Commercial Flights Are Experiencing 'Unthinkable' GPS Attacks and Nobody Knows What to Do

https://lemmy.world/post/8651764

Commercial Flights Are Experiencing 'Unthinkable' GPS Attacks and Nobody Knows What to Do - Lemmy.World

Commercial Flights Are Experiencing ‘Unthinkable’ GPS Attacks and Nobody Knows What to Do::New “spoofing” attacks resulting in total navigation failure have been occurring above the Middle East for months, which is “highly significant” for airline safety.

That just means you can’t use autoland in low visibility conditions. Modern IRUs (inertial reference unit) are highly accurate laser gyros that can use GPS for correction, but will throw out the data if it doesn’t make sense. Navigation won’t be affected much, and autoland (if used) will still rely on VHF guidance.
Modern IRUs also take input from multiple sources (GPS, Navaids) to update their drift error. With spoofed GPS, bad drift corrections are made and when the navigation solution eventually fails the IRU is just as unusable.

ADIRUs will throw out bad GPS data if it disagrees with multiple IRUs, hence why there’s usually 3 on the aircraft.

If they’re using the older IRUs, the drift is corrected via redundancy and not GPS. Usually pilots will report drift based on their final IRU coordinates compared against GPS. Even then, they should still be checking their course with VOR.

Anyone with the ability to jam GPS can easily spoof VOR signals.
But in this case, they’re not. Plus, the crew are going to be the ones determining if their VOR/DME makes sense or not.
We don’t know that they aren’t spoofing VOR/DME as well. We might be seeing reports from affected aircraft, rather than specific targets.
But the article mentioned that “the spoofing corrupts the Inertial Reference System”. How?
Yeah I have the same question. Based upon a comment above, it looks like the independent gyro system is updated for drift based upon the spoofed GPS data and thus causes issues. If the IRS is not updated at all then drift becomes a bigger issue but if it’s updated regularly with valid GPS data then it’s a good thing. So the challenge is to only update the gyro drift with valid GPS data which I am guessing is hard to determine.

Pretty much this, look up Kalman filters if you want details. The most likely explanation is that they are tuned to effectively trust GPS more than the internal IMU for long periods of time. Really good IMUs are very expensive and still drift but have high speed output. When it works well, GPS is cheap and doesn’t drift but with a slow update rate. The cost optimisation probably means that the IMU data is usually only trusted for a few seconds, probably 10 min at most before it takes whatever the GPS says as truth. If they lost gps signal through jamming, then they would keep navigation on the less certain IMU data, but the GPS sensor thinks all is well so they shift position.
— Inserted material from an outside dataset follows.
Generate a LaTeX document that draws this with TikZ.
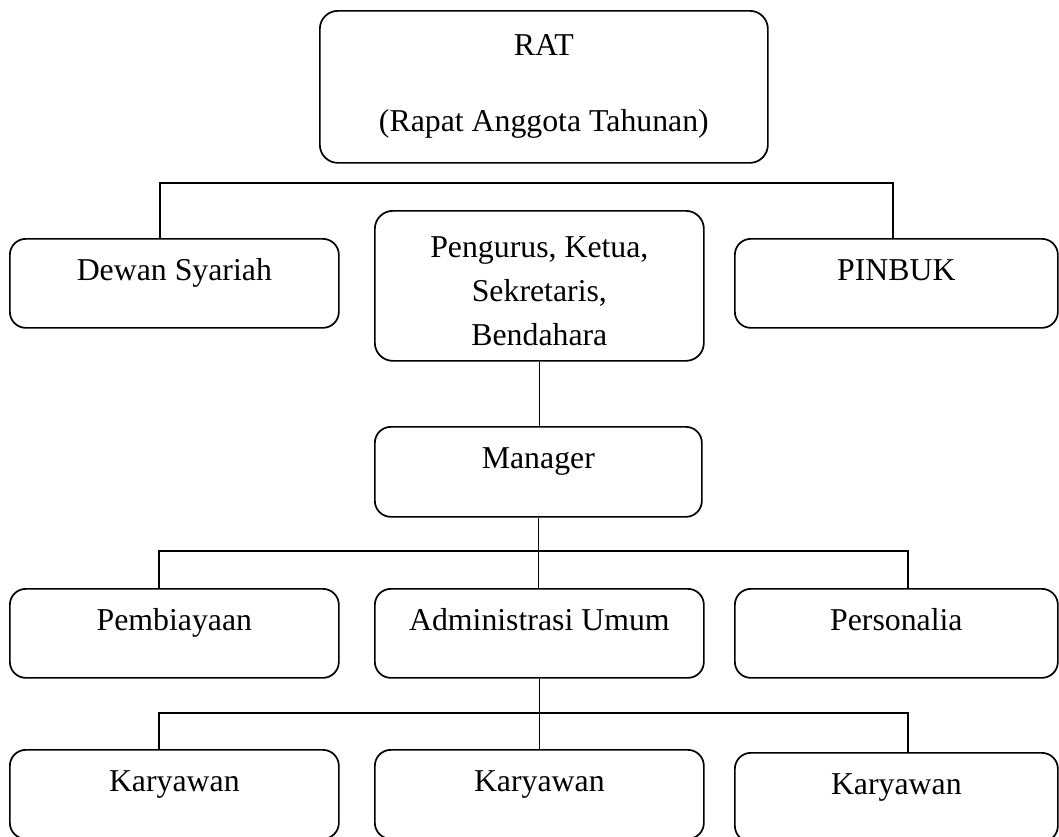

There is probably a software upgrade to the filter that could be used to limit these attacks, but I imagine it’s an active area or research.

If it’s a smaller plane (such as a CRJ / ERJ) with only one IRU, it will not be able to determine if GPS is valid or not, so the drift correction gets spoiled.

Large commercial aircraft are using 3 IRUs, with newer aircraft using ADIRUs. If GPS does not agree with the three IRUs, the GPS data is thrown out. If the GPS is within tolerance, correction is applied. You could build up very small errors over a long distance, but you should still be pretty close to the airfield when you get there.

ILS has nothing to do with gps…
Well the article says it caused at least one plane to almost fly into Iran’s restricted airspace…

Ignore my ignorance. Are you saying the aircrafts track where they are going by calculating their position from gyroscope data? And this is more precise than GPS?

That’s like using the accelaration sensors in your phone to navigate. Or sailing with compass and nautical maps.

Possible. Tech isn’t even that novel. But still impressive.

Yes. Most of commercial navigation systems rely on the IRUs as a primary source of position data, and they’ll usually have 3 of them. VHF is used by the crew to confirm that the aircraft is on track by referencing VOR stations, though these are slowly being phased out due to GPS.

That being said, a single traditional IRU can have up to 2km of drift over a 2 hr flight (at which point it’s removed from service and replaced). When used in combination with two other IRUs, the error is dramatically reduced. Traditional IRUs are gyroscopically mechanical in nature and do not talk to GPS.

Now, that being said, the new standard is called an ADIRU (ADvanced IRU), which ties in with GPS and features laser gyros. They’re extremely accurate and have essentially zero drift, plus multiple redundant components within each unit.

The missile knows where it is by knowing where it is not.